Start Recorded data

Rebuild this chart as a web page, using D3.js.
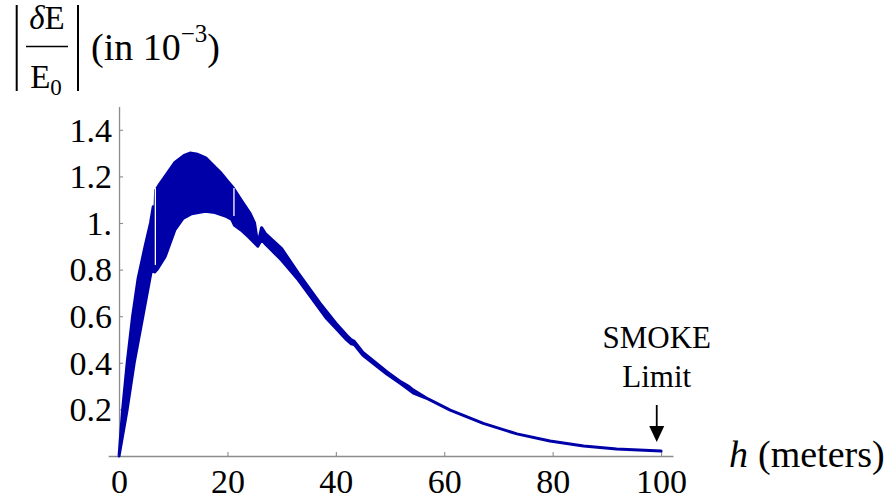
<!DOCTYPE html>
<html>
<head>
<meta charset="utf-8">
<script src="https://cdn.jsdelivr.net/npm/d3@7"></script>
<style>
  body { margin: 0; background: #fff; }
  text { font-family: "Liberation Serif", "DejaVu Serif", serif; fill: #000; }
</style>
</head>
<body>
<script>
// upper edge of the oscillation band (h in meters, value in 1e-3)
const upperH = [0, 0.66, 1.5, 2.5, 3.5, 4.8, 5.8, 6.3, 6.65, 6.75, 7.3, 8.5, 10.3, 12, 13.1, 14.5, 16, 17.7, 18.6, 20, 21.1, 22.5, 24.2, 25.0, 25.6, 26.3, 27, 30, 33.1, 37.1, 40, 42, 42.8, 43.4, 45, 49.4, 52, 53.5, 54.3, 57, 61.1, 67.2, 73.4, 79.5, 85.7, 91.8, 100];
const upperV = [0, 0.2, 0.4, 0.6, 0.76, 0.9, 1.0, 1.07, 1.07, 1.14, 1.16, 1.2, 1.26, 1.29, 1.30, 1.295, 1.28, 1.24, 1.22, 1.18, 1.15, 1.1, 1.04, 1.0, 0.91, 0.98, 0.955, 0.89, 0.784, 0.655, 0.57, 0.518, 0.5, 0.492, 0.445, 0.362, 0.318, 0.298, 0.283, 0.245, 0.197, 0.14, 0.095, 0.064, 0.043, 0.03, 0.021];

// lower edge of the band
const lowerH = [0, 1.5, 2.8, 4.4, 6.0, 6.6, 7.0, 8.5, 10.3, 11.8, 13.4, 15.9, 17.7, 19.6, 20.8, 21.3, 22.5, 23.9, 25.6, 26.3, 27, 30, 33.1, 38.3, 40, 42, 42.8, 43.4, 45, 49.4, 52, 53.5, 54.3, 57, 61.1, 67.2, 73.4, 79.5, 85.7, 91.8, 100];
const lowerV = [0, 0.2, 0.4, 0.6, 0.8, 0.79, 0.8, 0.855, 0.97, 1.02, 1.04, 1.05, 1.045, 1.03, 1.015, 0.99, 0.97, 0.94, 0.9, 0.93, 0.91, 0.84, 0.755, 0.59, 0.548, 0.498, 0.482, 0.478, 0.432, 0.352, 0.31, 0.284, 0.27, 0.245, 0.197, 0.14, 0.095, 0.064, 0.043, 0.03, 0.021];

// thin white gaps seen inside the band
const gapH  = [6.7, 21.2];
const gapLo = [0.82, 1.03];
const gapHi = [1.15, 1.15];

const xTicks = [0, 20, 40, 60, 80, 100];
const yTicks = [0.2, 0.4, 0.6, 0.8, 1.0, 1.2, 1.4];
const yTickLabels = ["0.2", "0.4", "0.6", "0.8", "1.", "1.2", "1.4"];

const smokeH = 99.2;

const width = 896, height = 503;
const blue = "#0000a8";
const axisGrey = "#8c8c8c";

const svg = d3.select("body").append("svg")
    .attr("width", width)
    .attr("height", height);

const x = d3.scaleLinear().domain([-2, 102.2]).range([108.2, 673]);
const y = d3.scaleLinear().domain([0, 1.5]).range([456, 106.5]);

// axes
const xAxis = svg.append("g")
    .attr("transform", `translate(0,${y(0)})`)
    .call(d3.axisBottom(x).tickValues(xTicks).tickSize(-4).tickSizeOuter(0));
xAxis.select(".domain").attr("stroke", axisGrey).attr("stroke-width", 1.3);
xAxis.selectAll(".tick line").attr("stroke", axisGrey).attr("stroke-width", 1.1);
xAxis.selectAll(".tick text")
    .attr("y", 37).attr("dy", 0)
    .style("font-family", '"Liberation Serif", serif')
    .style("font-size", "34px")
    .attr("fill", "#000");
xAxis.selectAll(".tick").filter(d => d === 0).select("line").remove();

const yAxis = svg.append("g")
    .attr("transform", `translate(${x(0)},0)`)
    .call(d3.axisLeft(y).tickValues(yTicks).tickSize(-4).tickSizeOuter(0).tickPadding(7)
        .tickFormat((d, i) => yTickLabels[i]));
yAxis.select(".domain").attr("stroke", axisGrey).attr("stroke-width", 1.3);
yAxis.selectAll(".tick line").attr("stroke", axisGrey).attr("stroke-width", 1.1);
yAxis.selectAll(".tick text")
    .attr("dy", "0.33em")
    .style("font-family", '"Liberation Serif", serif')
    .style("font-size", "34px")
    .attr("fill", "#000");

// band: upper edge forward, lower edge back
const upperPts = upperH.map((h, i) => [h, upperV[i]]);
const lowerPts = lowerH.map((h, i) => [h, lowerV[i]]).reverse();
const band = d3.line().x(d => x(d[0])).y(d => y(d[1]));

svg.append("path")
    .attr("d", band(upperPts.concat(lowerPts)) + "Z")
    .attr("fill", blue)
    .attr("stroke", blue)
    .attr("stroke-width", 3)
    .attr("stroke-linejoin", "round");

svg.selectAll("line.gap")
    .data(gapH)
    .enter()
    .append("line")
    .attr("class", "gap")
    .attr("x1", d => x(d)).attr("x2", d => x(d))
    .attr("y1", (d, i) => y(gapLo[i]))
    .attr("y2", (d, i) => y(gapHi[i]))
    .attr("stroke", "#fff")
    .attr("stroke-width", 1.3);

// y label |dE/E0| (in 10^-3)
const lab = svg.append("g");
[16.7, 78].forEach(bx => {
    lab.append("line")
        .attr("x1", bx).attr("x2", bx).attr("y1", 5).attr("y2", 91)
        .attr("stroke", "#000").attr("stroke-width", 2);
});
lab.append("line")
    .attr("x1", 26).attr("x2", 68).attr("y1", 46.5).attr("y2", 46.5)
    .attr("stroke", "#000").attr("stroke-width", 1.6);
const num = lab.append("text")
    .attr("x", 47).attr("y", 29)
    .attr("text-anchor", "middle")
    .style("font-size", "33px");
num.append("tspan").style("font-style", "italic").text("δ");
num.append("tspan").text("E");
const den = lab.append("text")
    .attr("x", 46).attr("y", 88)
    .attr("text-anchor", "middle")
    .style("font-size", "33px");
den.append("tspan").text("E");
den.append("tspan").attr("dy", 7).style("font-size", "23px").text("0");

const unit = lab.append("text")
    .attr("x", 91).attr("y", 60)
    .style("font-size", "38px");
unit.append("tspan").text("(in 10");
unit.append("tspan").attr("dy", -18).style("font-size", "25px").text("−3");
unit.append("tspan").attr("dy", 18).text(")");

// x label
const xl = svg.append("text")
    .attr("x", 729).attr("y", 467)
    .style("font-size", "38px");
xl.append("tspan").style("font-style", "italic").text("h");
xl.append("tspan").attr("dx", 10).text("(meters)");

// SMOKE limit annotation
const sx = x(smokeH);
svg.append("text")
    .attr("x", sx).attr("y", 348)
    .attr("text-anchor", "middle")
    .style("font-size", "31px")
    .text("SMOKE");
svg.append("text")
    .attr("x", sx).attr("y", 387)
    .attr("text-anchor", "middle")
    .style("font-size", "31px")
    .text("Limit");
svg.append("line")
    .attr("x1", sx).attr("x2", sx).attr("y1", 405).attr("y2", 430)
    .attr("stroke", "#000").attr("stroke-width", 1.8);
svg.append("path")
    .attr("d", `M${sx - 7.5},426 L${sx + 7.5},426 L${sx},442 Z`)
    .attr("fill", "#000");
</script>
</body>
</html>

End Recorded data

Request>
Return the material word for word. Pictures are not part of the copy.

Correct response>
Rebuild this chart as a web page, using D3.js.
<!DOCTYPE html>
<html>
<head>
<meta charset="utf-8">
<script src="https://cdn.jsdelivr.net/npm/d3@7"></script>
<style>
  body { margin: 0; background: #fff; }
  text { font-family: "Liberation Serif", "DejaVu Serif", serif; fill: #000; }
</style>
</head>
<body>
<script>
// upper edge of the oscillation band (h in meters, value in 1e-3)
const upperH = [0, 0.66, 1.5, 2.5, 3.5, 4.8, 5.8, 6.3, 6.65, 6.75, 7.3, 8.5, 10.3, 12, 13.1, 14.5, 16, 17.7, 18.6, 20, 21.1, 22.5, 24.2, 25.0, 25.6, 26.3, 27, 30, 33.1, 37.1, 40, 42, 42.8, 43.4, 45, 49.4, 52, 53.5, 54.3, 57, 61.1, 67.2, 73.4, 79.5, 85.7, 91.8, 100];
const upperV = [0, 0.2, 0.4, 0.6, 0.76, 0.9, 1.0, 1.07, 1.07, 1.14, 1.16, 1.2, 1.26, 1.29, 1.30, 1.295, 1.28, 1.24, 1.22, 1.18, 1.15, 1.1, 1.04, 1.0, 0.91, 0.98, 0.955, 0.89, 0.784, 0.655, 0.57, 0.518, 0.5, 0.492, 0.445, 0.362, 0.318, 0.298, 0.283, 0.245, 0.197, 0.14, 0.095, 0.064, 0.043, 0.03, 0.021];

// lower edge of the band
const lowerH = [0, 1.5, 2.8, 4.4, 6.0, 6.6, 7.0, 8.5, 10.3, 11.8, 13.4, 15.9, 17.7, 19.6, 20.8, 21.3, 22.5, 23.9, 25.6, 26.3, 27, 30, 33.1, 38.3, 40, 42, 42.8, 43.4, 45, 49.4, 52, 53.5, 54.3, 57, 61.1, 67.2, 73.4, 79.5, 85.7, 91.8, 100];
const lowerV = [0, 0.2, 0.4, 0.6, 0.8, 0.79, 0.8, 0.855, 0.97, 1.02, 1.04, 1.05, 1.045, 1.03, 1.015, 0.99, 0.97, 0.94, 0.9, 0.93, 0.91, 0.84, 0.755, 0.59, 0.548, 0.498, 0.482, 0.478, 0.432, 0.352, 0.31, 0.284, 0.27, 0.245, 0.197, 0.14, 0.095, 0.064, 0.043, 0.03, 0.021];

// thin white gaps seen inside the band
const gapH  = [6.7, 21.2];
const gapLo = [0.82, 1.03];
const gapHi = [1.15, 1.15];

const xTicks = [0, 20, 40, 60, 80, 100];
const yTicks = [0.2, 0.4, 0.6, 0.8, 1.0, 1.2, 1.4];
const yTickLabels = ["0.2", "0.4", "0.6", "0.8", "1.", "1.2", "1.4"];

const smokeH = 99.2;

const width = 896, height = 503;
const blue = "#0000a8";
const axisGrey = "#8c8c8c";

const svg = d3.select("body").append("svg")
    .attr("width", width)
    .attr("height", height);

const x = d3.scaleLinear().domain([-2, 102.2]).range([108.2, 673]);
const y = d3.scaleLinear().domain([0, 1.5]).range([456, 106.5]);

// axes
const xAxis = svg.append("g")
    .attr("transform", `translate(0,${y(0)})`)
    .call(d3.axisBottom(x).tickValues(xTicks).tickSize(-4).tickSizeOuter(0));
xAxis.select(".domain").attr("stroke", axisGrey).attr("stroke-width", 1.3);
xAxis.selectAll(".tick line").attr("stroke", axisGrey).attr("stroke-width", 1.1);
xAxis.selectAll(".tick text")
    .attr("y", 37).attr("dy", 0)
    .style("font-family", '"Liberation Serif", serif')
    .style("font-size", "34px")
    .attr("fill", "#000");
xAxis.selectAll(".tick").filter(d => d === 0).select("line").remove();

const yAxis = svg.append("g")
    .attr("transform", `translate(${x(0)},0)`)
    .call(d3.axisLeft(y).tickValues(yTicks).tickSize(-4).tickSizeOuter(0).tickPadding(7)
        .tickFormat((d, i) => yTickLabels[i]));
yAxis.select(".domain").attr("stroke", axisGrey).attr("stroke-width", 1.3);
yAxis.selectAll(".tick line").attr("stroke", axisGrey).attr("stroke-width", 1.1);
yAxis.selectAll(".tick text")
    .attr("dy", "0.33em")
    .style("font-family", '"Liberation Serif", serif')
    .style("font-size", "34px")
    .attr("fill", "#000");

// band: upper edge forward, lower edge back
const upperPts = upperH.map((h, i) => [h, upperV[i]]);
const lowerPts = lowerH.map((h, i) => [h, lowerV[i]]).reverse();
const band = d3.line().x(d => x(d[0])).y(d => y(d[1]));

svg.append("path")
    .attr("d", band(upperPts.concat(lowerPts)) + "Z")
    .attr("fill", blue)
    .attr("stroke", blue)
    .attr("stroke-width", 3)
    .attr("stroke-linejoin", "round");

svg.selectAll("line.gap")
    .data(gapH)
    .enter()
    .append("line")
    .attr("class", "gap")
    .attr("x1", d => x(d)).attr("x2", d => x(d))
    .attr("y1", (d, i) => y(gapLo[i]))
    .attr("y2", (d, i) => y(gapHi[i]))
    .attr("stroke", "#fff")
    .attr("stroke-width", 1.3);

// y label |dE/E0| (in 10^-3)
const lab = svg.append("g");
[16.7, 78].forEach(bx => {
    lab.append("line")
        .attr("x1", bx).attr("x2", bx).attr("y1", 5).attr("y2", 91)
        .attr("stroke", "#000").attr("stroke-width", 2);
});
lab.append("line")
    .attr("x1", 26).attr("x2", 68).attr("y1", 46.5).attr("y2", 46.5)
    .attr("stroke", "#000").attr("stroke-width", 1.6);
const num = lab.append("text")
    .attr("x", 47).attr("y", 29)
    .attr("text-anchor", "middle")
    .style("font-size", "33px");
num.append("tspan").style("font-style", "italic").text("δ");
num.append("tspan").text("E");
const den = lab.append("text")
    .attr("x", 46).attr("y", 88)
    .attr("text-anchor", "middle")
    .style("font-size", "33px");
den.append("tspan").text("E");
den.append("tspan").attr("dy", 7).style("font-size", "23px").text("0");

const unit = lab.append("text")
    .attr("x", 91).attr("y", 60)
    .style("font-size", "38px");
unit.append("tspan").text("(in 10");
unit.append("tspan").attr("dy", -18).style("font-size", "25px").text("−3");
unit.append("tspan").attr("dy", 18).text(")");

// x label
const xl = svg.append("text")
    .attr("x", 729).attr("y", 467)
    .style("font-size", "38px");
xl.append("tspan").style("font-style", "italic").text("h");
xl.append("tspan").attr("dx", 10).text("(meters)");

// SMOKE limit annotation
const sx = x(smokeH);
svg.append("text")
    .attr("x", sx).attr("y", 348)
    .attr("text-anchor", "middle")
    .style("font-size", "31px")
    .text("SMOKE");
svg.append("text")
    .attr("x", sx).attr("y", 387)
    .attr("text-anchor", "middle")
    .style("font-size", "31px")
    .text("Limit");
svg.append("line")
    .attr("x1", sx).attr("x2", sx).attr("y1", 405).attr("y2", 430)
    .attr("stroke", "#000").attr("stroke-width", 1.8);
svg.append("path")
    .attr("d", `M${sx - 7.5},426 L${sx + 7.5},426 L${sx},442 Z`)
    .attr("fill", "#000");
</script>
</body>
</html>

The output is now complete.